On the other hand, Fed confirmed the market’s expectations of announcing a 0.25% rate hike but failed to convince the policy hawks and drowned the yields, as well as the US Dollar. The reason could be linked to the statements saying, “Some additional policy firming may be appropriate,” instead of previous remarks like “Ongoing increases in the target range will be appropriate.”
Also weighing on the US Treasury bond yields and the US Dollar are comments from Fed Chair Jerome Powell and US Treasury Secretary Janet Yellen. Fed’s Powell said that officials do not see rate cuts for this year, which in turn allowed breathing space to the greenback bears but failed to last long. Further, US Treasury Secretary Janet Yellen ruled out considering “blanket insurance” for bank deposits. Recently, Bloomberg also came out with the news suggesting that the Federal Deposit Insurance Corporation (FDIC) is said to delay the bid deadline for a Silicon Valley private bank.
Amid these plays, US 10-year and two-year Treasury bond yields stay pressured around 3.46% and 3.89% at the latest, licking their wounds after falling the most in a week whereas the US Dollar Index (DXY) renews a seven-week low near 102.00.

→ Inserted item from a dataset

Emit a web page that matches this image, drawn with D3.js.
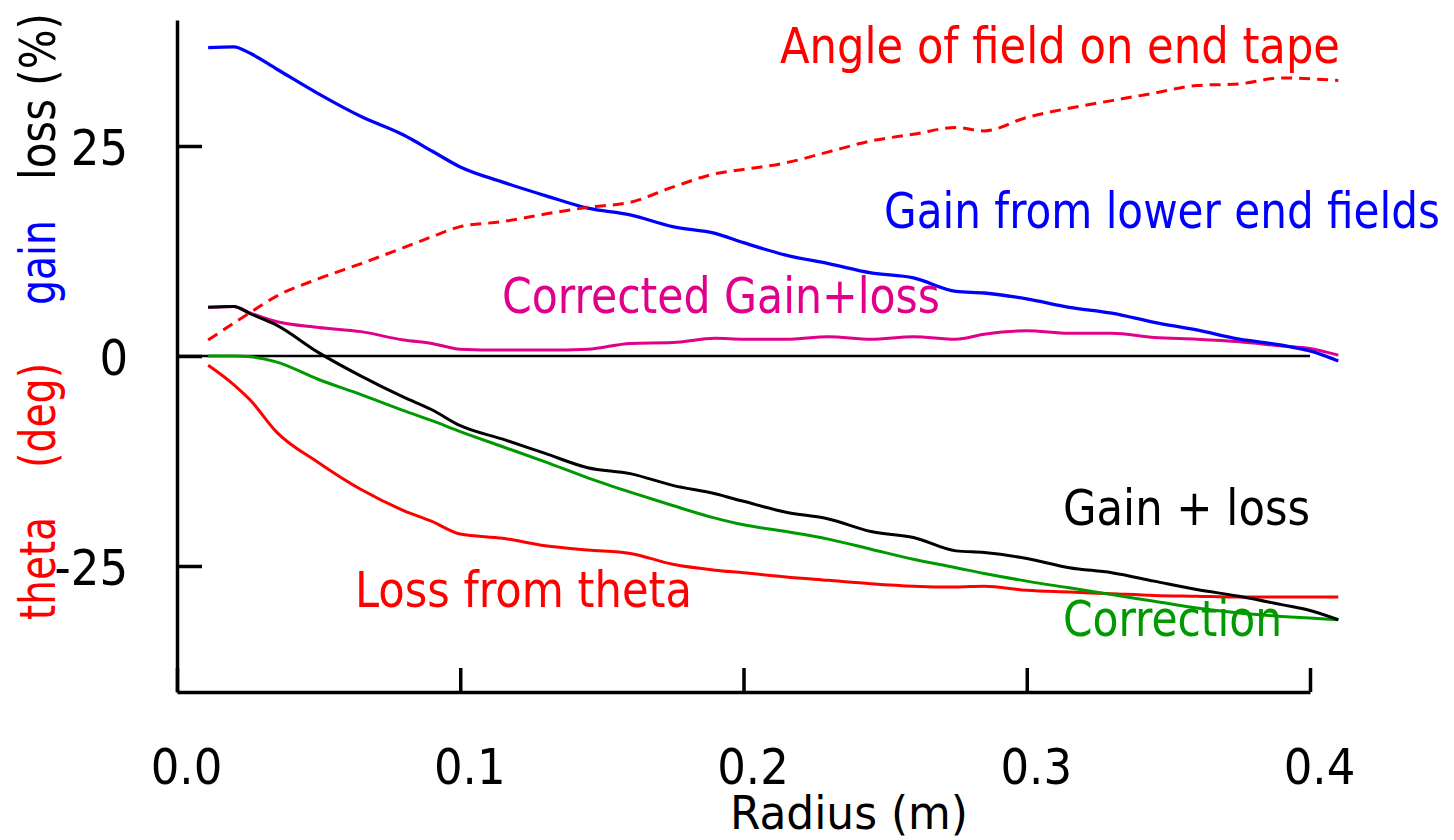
<!DOCTYPE html>
<html>
<head>
<meta charset="utf-8">
<script src="https://cdn.jsdelivr.net/npm/d3@7"></script>
<style>
  body { margin: 0; background: #fff; }
  text { font-family: "Liberation Sans Narrow", "DejaVu Sans Condensed", "Liberation Sans", sans-serif; }
</style>
</head>
<body>
<script>
// radius (m) at which every curve was read
const radius = [0.011, 0.02, 0.026, 0.035, 0.05, 0.065, 0.08, 0.09, 0.1, 0.115, 0.13, 0.145, 0.16, 0.175, 0.19, 0.2,
    0.215, 0.23, 0.245, 0.26, 0.275, 0.285, 0.3, 0.315, 0.33, 0.345, 0.36, 0.375, 0.39, 0.4, 0.41];

const gainLowerEnd = [36.7, 36.8, 36.0, 34.2, 31.2, 28.5, 26.3, 24.4, 22.5, 20.7, 19.1, 17.6, 16.8, 15.4, 14.6, 13.5,
    12.0, 11.0, 9.9, 9.3, 7.7, 7.5, 6.8, 5.8, 5.1, 4.0, 3.1, 2.0, 1.3, 0.6, -0.6];
const angleEndTape = [1.9, 3.9, 5.2, 7.1, 9.2, 11.0, 12.9, 14.2, 15.4, 16.0, 16.9, 17.7, 18.3, 20.1, 21.7, 22.2,
    23.0, 24.3, 25.6, 26.4, 27.2, 26.8, 28.4, 29.5, 30.4, 31.3, 32.2, 32.4, 33.1, 33.0, 32.8];
const correctedGainLoss = [5.8, 5.9, 5.1, 4.1, 3.4, 2.9, 1.9, 1.5, 0.8, 0.7, 0.7, 0.8, 1.5, 1.6, 2.1, 2.0,
    2.0, 2.3, 2.0, 2.3, 2.0, 2.6, 3.0, 2.7, 2.7, 2.2, 2.0, 1.7, 1.2, 0.9, 0.1];
const gainPlusLoss = [5.8, 5.9, 5.0, 3.7, 0.4, -2.4, -4.9, -6.4, -8.3, -9.9, -11.6, -13.3, -14.0, -15.4, -16.4, -17.3,
    -18.6, -19.4, -20.9, -21.6, -23.2, -23.4, -24.1, -25.2, -25.8, -26.8, -27.8, -28.6, -29.6, -30.3, -31.4];
const correction = [0, 0, -0.1, -0.7, -2.8, -4.6, -6.5, -7.7, -9.0, -10.8, -12.6, -14.5, -16.2, -17.8, -19.3, -20.1,
    -20.9, -21.8, -23.0, -24.2, -25.2, -25.9, -26.8, -27.6, -28.4, -29.2, -30.0, -30.6, -31.0, -31.2, -31.4];
const lossTheta = [-1.1, -3.4, -5.3, -9.0, -12.7, -15.9, -18.4, -19.7, -21.2, -21.7, -22.6, -23.1, -23.5, -24.8, -25.5, -25.8,
    -26.3, -26.7, -27.1, -27.4, -27.5, -27.4, -27.9, -28.1, -28.3, -28.5, -28.6, -28.7, -28.7, -28.7, -28.7];

const zeroRadius = [0, 0.4];
const zeroValues = [0, 0];

const xTicks = [0, 0.1, 0.2, 0.3, 0.4];
const yTicks = [-25, 0, 25];

const width = 1454, height = 840;

const svg = d3.select('body').append('svg')
    .attr('width', width)
    .attr('height', height);

const x = d3.scaleLinear().domain([0, 0.4]).range([177, 1310]);
const y = d3.scaleLinear().domain([-40, 40]).range([692, 20]);

// axes, ticks pointing inward
const xAxis = svg.append('g')
    .attr('transform', 'translate(0,692)')
    .call(d3.axisBottom(x).tickValues(xTicks).tickFormat(d3.format('.1f'))
        .tickSizeInner(-24).tickSizeOuter(0).tickPadding(56));
xAxis.selectAll('text').attr('font-size', 50).attr('dx', 9).attr('fill', '#000');

const yAxis = svg.append('g')
    .attr('transform', 'translate(177,0)')
    .call(d3.axisLeft(y).tickValues(yTicks).tickFormat(d => String(d))
        .tickSizeInner(-25).tickSizeOuter(0).tickPadding(49));
yAxis.selectAll('text').attr('font-size', 50).attr('dy', '0.36em').attr('fill', '#000');

svg.selectAll('.domain, .tick line').attr('stroke', '#000').attr('stroke-width', 3.5);

const line = d3.line()
    .x(d => x(d[0]))
    .y(d => y(d[1]))
    .curve(d3.curveMonotoneX);

function drawSeries(rs, vals, color, w, dash) {
    svg.append('path')
        .datum(rs.map((r, i) => [r, vals[i]]))
        .attr('d', line)
        .attr('fill', 'none')
        .attr('stroke', color)
        .attr('stroke-width', w)
        .attr('stroke-dasharray', dash || null);
}

drawSeries(zeroRadius, zeroValues, '#000', 2.5);
drawSeries(radius, lossTheta, '#ff0000', 3);
drawSeries(radius, correction, '#009a00', 3);
drawSeries(radius, correctedGainLoss, '#e0008a', 3);
drawSeries(radius, gainPlusLoss, '#000', 3);
drawSeries(radius, gainLowerEnd, '#0000ff', 3.3);
drawSeries(radius, angleEndTape, '#ff0000', 3, '11,7');

// curve labels
const labels = [
    { t: 'Angle of field on end tape', x: 780, y: 63, w: 560, c: '#ff0000' },
    { t: 'Gain from lower end fields', x: 884, y: 228, w: 556, c: '#0000ff' },
    { t: 'Corrected Gain+loss', x: 502, y: 313, w: 438, c: '#e0008a' },
    { t: 'Gain + loss', x: 1063, y: 525, w: 247, c: '#000' },
    { t: 'Loss from theta', x: 355, y: 607, w: 337, c: '#ff0000' },
    { t: 'Correction', x: 1063, y: 636, w: 219, c: '#009a00' },
    { t: 'Radius (m)', x: 730, y: 829, w: 238, c: '#000', s: 47 }
];
svg.selectAll('.lbl')
    .data(labels)
    .enter().append('text')
    .attr('class', 'lbl')
    .attr('x', d => d.x)
    .attr('y', d => d.y)
    .attr('font-size', d => d.s || 50)
    .attr('fill', d => d.c)
    .attr('textLength', d => d.w)
    .attr('lengthAdjust', 'spacingAndGlyphs')
    .text(d => d.t);

// rotated y label in pieces
const yLabel = [
    { t: 'theta', y0: 620, w: 103, c: '#ff0000' },
    { t: '(deg)', y0: 468, w: 105, c: '#ff0000' },
    { t: 'gain', y0: 305, w: 85, c: '#0000ff' },
    { t: 'loss (%)', y0: 180, w: 167, c: '#000' }
];
svg.selectAll('.ylbl')
    .data(yLabel)
    .enter().append('text')
    .attr('class', 'ylbl')
    .attr('transform', d => `translate(55,${d.y0}) rotate(-90)`)
    .attr('font-size', 50)
    .attr('fill', d => d.c)
    .attr('textLength', d => d.w)
    .attr('lengthAdjust', 'spacingAndGlyphs')
    .text(d => d.t);
</script>
</body>
</html>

However, Citibank CEO Jane Fraser’s efforts to placate market fears seem to have allowed bears to take a breather as she said, “This is not a credit crisis. This is a situation where it's a few banks," per Bloomberg. It should be noted that multiple central bank officials have also tried their hands to rule out fears of the 2008 crisis earlier but have failed so far. However, their swift reaction to the fallouts of the Silicon Valley Bank (SVB), Signature Bank and Credit Suisse gains applause and pushes back the odds of the market’s collapse.
Looking ahead, Turkish Consumer Confidence for March, prior 82.5, could act as immediate direction ahead of the CBRT verdict. That said, USD/TRY is likely to remain pressured unless the CBRT surprises market with a rate hike, which is least expected.
Technical analysis
Unless breaking the 100-DMA support, around 18.75 by the press time, USD/TRY remains capable of refreshing the all-time high. In doing so, the Turkish Lira (TRY) pair could aim for the one-month-old ascending resistance line of around 19.20.